US Court Revives Mexico’s Lawsuit Against Gun Producers

Published: 24 January 2024

27346389860 8f3775071c cAero Precision AC-15 (Photo: Tac6 Media, Flickr, License)

By Lieth Carrillo

A Boston appeals court revived Mexico's US$10 billion lawsuit against the U.S. arms industry on Monday, allowing the country to continue trying to hold gun producers responsible for facilitating the trafficking of their products to Mexico, thereby supplying drug cartels and other organized crime groups with weapons.

The Mexican government welcomed the ruling, stating that the First Circuit Court of Appeals "was very receptive to the sophisticated arguments presented by our country in defense of its interests and those of its people."

The case will now go back to the lower court where Mexico will try to prove the negligence of the companies and seek reparations for the damages. 

“The trafficking of firearms and the violence committed with them have a serious impact on the lives of our people and the development of our country,” the government statement said.

In 2021, Mexico sued several U.S. companies, including Smith & Wesson, Glock, Beretta, Barrett, Sturm and Ruger, claiming that they knew their weapons were being smuggled across the border and used by criminals in violent clashes with each other and with law enforcement. The defendants deny wrongdoing.

The Mexican government alleges in the lawsuit that the rise in gun violence in Mexico is linked to increased gun production in the United States. It claims that between 70 and 90 percent of the guns found at crime scenes in Mexico were trafficked into the country from the United States.

A lower court in Massachusetts dismissed the lawsuit in 2022 based on the Protection of Lawful Commerce in Arms Act (PLCAA) from 2005. This law shields gunmakers from damages inflicted by the misuse of their weapons.

Mexico appealed the ruling, claiming that the PLCAA applies only to injuries in the United States and that it does not protect the producers from liability in this case.

The court ruled on Monday that although the PLCAA can be applied to lawsuits by foreign governments, Mexico's lawsuit "plausibly alleges a type of claim that is statutorily exempt from the PLCAA's general prohibition" because that law was designed to protect lawful firearms-related commerce. Mexico, however, has accused the companies of helping illegal gun sales.

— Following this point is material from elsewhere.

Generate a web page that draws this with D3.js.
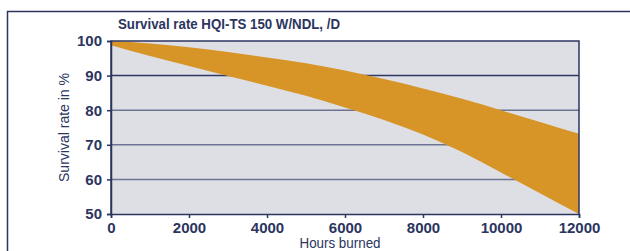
<!DOCTYPE html>
<html>
<head>
<meta charset="utf-8">
<script src="https://cdn.jsdelivr.net/npm/d3@7"></script>
<style>
  html, body { margin: 0; padding: 0; background: #fff; }
  svg { display: block; }
  text { font-family: "Liberation Sans Narrow", "Arial Narrow", "Liberation Sans", Arial, sans-serif; fill: #2b3560; }
</style>
</head>
<body>
<div id="chart"></div>
<script>
const title = 'Survival rate HQI-TS 150 W/NDL, /D';
const hours = [0, 1000, 2000, 3000, 4000, 5000, 6000, 7000, 8000, 9000, 10000, 11000, 12000];
const upper = [100, 99.3, 98.2, 96.8, 95.2, 93.6, 91.5, 89.0, 86.3, 83.3, 80.0, 76.6, 73.2];
const lower = [98.8, 95.7, 92.8, 89.9, 87.1, 84.2, 80.8, 77.2, 73.0, 67.9, 62.0, 56.0, 50.0];
const xTicks = [0, 2000, 4000, 6000, 8000, 10000, 12000];
const yTicks = [50, 60, 70, 80, 90, 100];

const W = 630, H = 251;
const M = { top: 41, right: 51, bottom: 37, left: 111 };
const iW = W - M.left - M.right, iH = H - M.top - M.bottom;
const navy = '#2b3560';

const svg = d3.select('#chart').append('svg').attr('width', W).attr('height', H);

// outer frame (runs off the right and bottom edges)
svg.append('path').attr('d', `M7.5,${H + 5}V11.5H${W + 5}`)
  .attr('fill', 'none').attr('stroke', navy).attr('stroke-width', 1.5);

const g = svg.append('g').attr('transform', `translate(${M.left},${M.top})`);
const x = d3.scaleLinear().domain([0, 12000]).range([0, iW]);
const y = d3.scaleLinear().domain([50, 100]).range([iH, 0]);

g.append('rect').attr('width', iW).attr('height', iH).attr('fill', '#dedfe5');

// gridlines
yTicks.filter(v => v > 50 && v < 100).forEach(v => {
  g.append('line').attr('x1', 0).attr('x2', iW).attr('y1', y(v)).attr('y2', y(v))
    .attr('stroke', v === 90 ? '#2e3862' : '#6f7492').attr('stroke-width', 1.5);
});

// band
const data = hours.map((h, i) => ({ h, u: upper[i], l: lower[i] }));
const area = d3.area().x(d => x(d.h)).y0(d => y(d.l)).y1(d => y(d.u)).curve(d3.curveMonotoneX);
g.append('path').datum(data).attr('d', area).attr('fill', '#d79427');

// plot frame
g.append('path').attr('d', `M0,${iH}V0H${iW}V${iH}`)
  .attr('fill', 'none').attr('stroke', navy).attr('stroke-width', 1.5);

// axes
const ax = g.append('g').attr('transform', `translate(0,${iH})`)
  .call(d3.axisBottom(x).tickValues(xTicks).tickSize(4).tickPadding(4).tickFormat(d3.format('d')));
const ay = g.append('g')
  .call(d3.axisLeft(y).tickValues(yTicks).tickSize(4).tickPadding(5));
[ax, ay].forEach(a => {
  a.select('.domain').attr('stroke', navy).attr('stroke-width', 1.5);
  a.selectAll('.tick line').attr('stroke', navy).attr('stroke-width', 1.5);
  a.selectAll('.tick text').attr('fill', navy)
    .style('font-size', '15px').style('font-weight', 'bold')
    .style('font-family', '"Liberation Sans Narrow", "Arial Narrow", Arial, sans-serif');
});

svg.append('text').attr('x', 118).attr('y', 29)
  .attr('textLength', 222).attr('lengthAdjust', 'spacingAndGlyphs')
  .style('font-size', '15px').style('font-weight', 'bold').text(title);

svg.append('text').attr('x', 340).attr('y', 248).attr('text-anchor', 'middle')
  .attr('textLength', 81).attr('lengthAdjust', 'spacingAndGlyphs')
  .style('font-size', '15px').text('Hours burned');

svg.append('text').attr('transform', 'rotate(-90)')
  .attr('x', -(M.top + iH / 2)).attr('y', 69).attr('text-anchor', 'middle')
  .attr('textLength', 109).attr('lengthAdjust', 'spacingAndGlyphs')
  .style('font-size', '15px').text('Survival rate in %');
</script>
</body>
</html>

“Combined, defendants produce more than sixty-eight percent of the U.S. guns trafficked into Mexico, which comes out to between 342,000 and 597,000 guns each year,” Mexico’s appeal says. “Mexico alleges that defendants know that their guns are trafficked into Mexico and make deliberate design, marketing, and distribution choices to retain and grow that illegal market and the substantial profits that it produces."